Today the White House released a summary of benefits that student loan reform will bring to Iowans. The Pell Grant increases will mean an extra $291 million for Iowa students by the 2020-2021 academic year. Increases for the College Access Challenge Grant Program will bring about $7.5 million to Iowa over the next four years, and during the same period our state will receive at least $10 million over four years from a program aimed at community colleges and career training institutions. I’ve posted more details about those and other benefits after the jump.
Who could be against student loan reform that increases grants for students while saving the government money? Leave it to Republican Senator Chuck Grassley to find some convoluted way to characterize this reform as a “tax” on college students. Click over to Radio Iowa to read more. The Iowa Democratic Party blasted Grassley’s distortion as well as his abysmal voting record on student loans and grants. An excerpt from that release is after the jump as well.
Excerpt from White House press release, March 31:
Increases Pell Grants: The Health Care and Education Reconciliation Act invests more than $40 billion in Pell Grants to ensure that all eligible students receive an award and that these awards will be increased in future years to help keep pace with the rising cost of college. These investments, coupled with the President’s previous investments, more than double the total amount of funding provided for Pell Grants since the President took office. The law increases the Federal Pell Grant maximum award by the Consumer Price Index from 2013 through 2017, which is estimated to raise the award from $5,550 to $5,975, according to the non-partisan Congressional Budget Office. By academic year 2020-2021, the Department of Education estimates Iowa’s students will receive an additional $291 million in Pell Grants due to the changes in the new law.
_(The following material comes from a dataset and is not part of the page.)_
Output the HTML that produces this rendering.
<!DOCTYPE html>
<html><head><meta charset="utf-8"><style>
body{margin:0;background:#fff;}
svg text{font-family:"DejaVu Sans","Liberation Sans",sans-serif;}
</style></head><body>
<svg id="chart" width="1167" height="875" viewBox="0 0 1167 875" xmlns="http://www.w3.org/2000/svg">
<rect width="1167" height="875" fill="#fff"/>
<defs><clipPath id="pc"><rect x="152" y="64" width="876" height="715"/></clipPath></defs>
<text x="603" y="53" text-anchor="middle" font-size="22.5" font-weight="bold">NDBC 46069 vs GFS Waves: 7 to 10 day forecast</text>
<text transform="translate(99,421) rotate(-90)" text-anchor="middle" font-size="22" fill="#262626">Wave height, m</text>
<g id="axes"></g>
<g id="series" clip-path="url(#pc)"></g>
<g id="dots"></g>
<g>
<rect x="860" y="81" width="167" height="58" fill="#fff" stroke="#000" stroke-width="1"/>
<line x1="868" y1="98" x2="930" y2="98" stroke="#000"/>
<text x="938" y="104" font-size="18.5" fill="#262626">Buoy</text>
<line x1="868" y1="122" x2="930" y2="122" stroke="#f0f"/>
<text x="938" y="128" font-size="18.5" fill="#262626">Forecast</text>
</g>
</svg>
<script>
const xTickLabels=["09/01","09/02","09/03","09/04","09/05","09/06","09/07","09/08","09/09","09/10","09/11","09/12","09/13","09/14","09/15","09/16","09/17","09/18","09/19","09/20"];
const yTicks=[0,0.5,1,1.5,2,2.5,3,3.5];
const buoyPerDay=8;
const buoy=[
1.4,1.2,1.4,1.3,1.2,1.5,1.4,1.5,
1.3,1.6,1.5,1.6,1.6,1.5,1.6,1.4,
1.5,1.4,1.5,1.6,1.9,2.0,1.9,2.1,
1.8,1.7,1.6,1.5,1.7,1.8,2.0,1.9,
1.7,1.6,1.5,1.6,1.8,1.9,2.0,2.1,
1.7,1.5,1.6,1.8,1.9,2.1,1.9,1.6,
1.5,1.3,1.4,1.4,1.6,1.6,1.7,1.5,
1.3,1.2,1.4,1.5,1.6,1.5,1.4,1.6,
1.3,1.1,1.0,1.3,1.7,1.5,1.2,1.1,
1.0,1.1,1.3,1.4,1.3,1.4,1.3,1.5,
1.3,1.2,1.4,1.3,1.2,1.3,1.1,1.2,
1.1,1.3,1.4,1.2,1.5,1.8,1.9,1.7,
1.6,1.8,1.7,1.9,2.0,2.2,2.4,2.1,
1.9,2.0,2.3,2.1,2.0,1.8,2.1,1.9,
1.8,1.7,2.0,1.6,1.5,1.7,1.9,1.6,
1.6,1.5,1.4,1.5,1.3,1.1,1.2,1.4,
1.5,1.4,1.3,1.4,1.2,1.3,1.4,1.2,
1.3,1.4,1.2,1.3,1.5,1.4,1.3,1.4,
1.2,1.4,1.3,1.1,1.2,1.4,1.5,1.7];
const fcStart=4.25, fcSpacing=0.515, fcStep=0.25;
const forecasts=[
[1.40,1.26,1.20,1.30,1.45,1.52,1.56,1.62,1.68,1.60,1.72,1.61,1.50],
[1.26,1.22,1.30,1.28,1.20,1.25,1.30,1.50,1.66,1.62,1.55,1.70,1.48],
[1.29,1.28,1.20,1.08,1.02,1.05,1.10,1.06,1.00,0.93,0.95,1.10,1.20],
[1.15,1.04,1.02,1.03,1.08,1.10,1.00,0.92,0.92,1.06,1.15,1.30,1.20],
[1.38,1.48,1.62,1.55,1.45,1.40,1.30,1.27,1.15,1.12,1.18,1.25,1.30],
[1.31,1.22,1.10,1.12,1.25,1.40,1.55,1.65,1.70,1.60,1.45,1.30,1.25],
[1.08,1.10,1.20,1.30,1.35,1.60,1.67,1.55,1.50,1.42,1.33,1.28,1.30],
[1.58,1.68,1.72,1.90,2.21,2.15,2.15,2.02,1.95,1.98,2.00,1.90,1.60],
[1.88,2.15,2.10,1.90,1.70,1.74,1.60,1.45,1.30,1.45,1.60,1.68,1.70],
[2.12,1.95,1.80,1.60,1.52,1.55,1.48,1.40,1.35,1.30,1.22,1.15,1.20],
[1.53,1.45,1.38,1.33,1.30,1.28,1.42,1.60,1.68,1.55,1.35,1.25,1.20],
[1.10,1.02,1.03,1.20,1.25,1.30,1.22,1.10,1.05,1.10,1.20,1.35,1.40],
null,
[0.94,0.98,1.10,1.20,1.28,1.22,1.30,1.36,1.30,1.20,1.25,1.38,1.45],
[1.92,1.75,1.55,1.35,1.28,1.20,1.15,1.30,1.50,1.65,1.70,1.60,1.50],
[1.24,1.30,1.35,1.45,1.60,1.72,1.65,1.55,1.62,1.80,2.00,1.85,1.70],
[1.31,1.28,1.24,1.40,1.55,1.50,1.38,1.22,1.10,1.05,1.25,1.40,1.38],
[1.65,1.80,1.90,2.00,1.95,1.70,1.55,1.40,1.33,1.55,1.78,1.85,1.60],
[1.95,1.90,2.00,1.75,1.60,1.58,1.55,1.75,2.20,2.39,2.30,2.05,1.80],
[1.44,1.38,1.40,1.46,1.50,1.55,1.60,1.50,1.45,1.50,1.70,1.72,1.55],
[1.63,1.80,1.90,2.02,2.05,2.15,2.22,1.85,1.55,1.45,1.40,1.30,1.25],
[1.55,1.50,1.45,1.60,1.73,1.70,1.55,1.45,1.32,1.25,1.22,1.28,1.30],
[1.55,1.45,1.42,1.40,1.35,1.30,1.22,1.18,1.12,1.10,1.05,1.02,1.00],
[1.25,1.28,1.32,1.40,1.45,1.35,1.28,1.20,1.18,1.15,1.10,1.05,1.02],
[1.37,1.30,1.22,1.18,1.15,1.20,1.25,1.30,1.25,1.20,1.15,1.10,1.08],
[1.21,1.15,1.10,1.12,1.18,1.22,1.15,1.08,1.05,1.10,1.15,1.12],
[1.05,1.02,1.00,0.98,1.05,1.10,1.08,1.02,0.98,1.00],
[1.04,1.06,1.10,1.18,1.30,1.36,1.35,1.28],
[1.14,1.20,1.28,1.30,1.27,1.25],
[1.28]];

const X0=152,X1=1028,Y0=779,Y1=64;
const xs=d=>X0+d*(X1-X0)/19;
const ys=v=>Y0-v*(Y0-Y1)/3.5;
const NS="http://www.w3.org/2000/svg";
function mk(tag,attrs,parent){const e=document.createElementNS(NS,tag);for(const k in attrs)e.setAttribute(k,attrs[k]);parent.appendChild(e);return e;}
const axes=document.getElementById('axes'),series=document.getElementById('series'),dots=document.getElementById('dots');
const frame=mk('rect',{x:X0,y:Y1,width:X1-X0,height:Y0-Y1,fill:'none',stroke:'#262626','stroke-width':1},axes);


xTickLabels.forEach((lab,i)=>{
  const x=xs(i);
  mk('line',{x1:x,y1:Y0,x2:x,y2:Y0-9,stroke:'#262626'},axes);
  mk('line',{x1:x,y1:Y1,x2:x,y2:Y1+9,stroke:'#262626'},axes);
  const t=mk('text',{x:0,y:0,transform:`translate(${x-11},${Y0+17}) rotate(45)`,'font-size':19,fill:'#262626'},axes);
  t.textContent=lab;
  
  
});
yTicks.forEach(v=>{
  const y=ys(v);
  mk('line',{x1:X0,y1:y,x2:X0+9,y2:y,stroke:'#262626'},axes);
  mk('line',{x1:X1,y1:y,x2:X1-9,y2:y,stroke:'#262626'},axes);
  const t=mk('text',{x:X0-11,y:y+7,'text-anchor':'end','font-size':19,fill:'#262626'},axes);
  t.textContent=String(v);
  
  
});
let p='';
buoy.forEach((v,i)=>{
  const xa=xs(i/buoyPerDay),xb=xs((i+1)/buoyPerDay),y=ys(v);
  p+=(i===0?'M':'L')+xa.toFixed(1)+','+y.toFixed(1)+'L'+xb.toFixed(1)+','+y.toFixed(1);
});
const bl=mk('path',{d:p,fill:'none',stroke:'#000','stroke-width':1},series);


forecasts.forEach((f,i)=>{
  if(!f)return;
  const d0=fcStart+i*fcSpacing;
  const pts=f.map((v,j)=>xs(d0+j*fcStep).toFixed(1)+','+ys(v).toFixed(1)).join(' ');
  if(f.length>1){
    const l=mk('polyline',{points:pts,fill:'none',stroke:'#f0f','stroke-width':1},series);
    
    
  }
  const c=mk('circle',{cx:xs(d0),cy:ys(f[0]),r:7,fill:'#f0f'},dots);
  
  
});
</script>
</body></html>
Expands Income Based Repayment: Because of the high cost of college, about two-thirds of students take out college loans with an average student debt of over $23,000. This debt is particularly burdensome for graduates who choose to enter lower-paying public service careers, suffer setbacks such as unemployment or serious illness, or fail to complete their degree. To ensure that Native Americans can afford their student loan payments, the Health Care and Education Reconciliation Act makes the existing income-based student loan repayment program more generous for new borrowers after July 1, 2014. They will be allowed to cap their student loan repayments at 10 percent of their discretionary income and, if they keep up with their payments over time, forgive their balance after 20 years. As under current law, public service workers-such as teachers, nurses, and those in military service-will see any remaining debt forgiven after only 10 years. According to Department of Education estimates, 1.2 million borrowers are projected to qualify and take part in the expanded IBR program between 2014 and 2020.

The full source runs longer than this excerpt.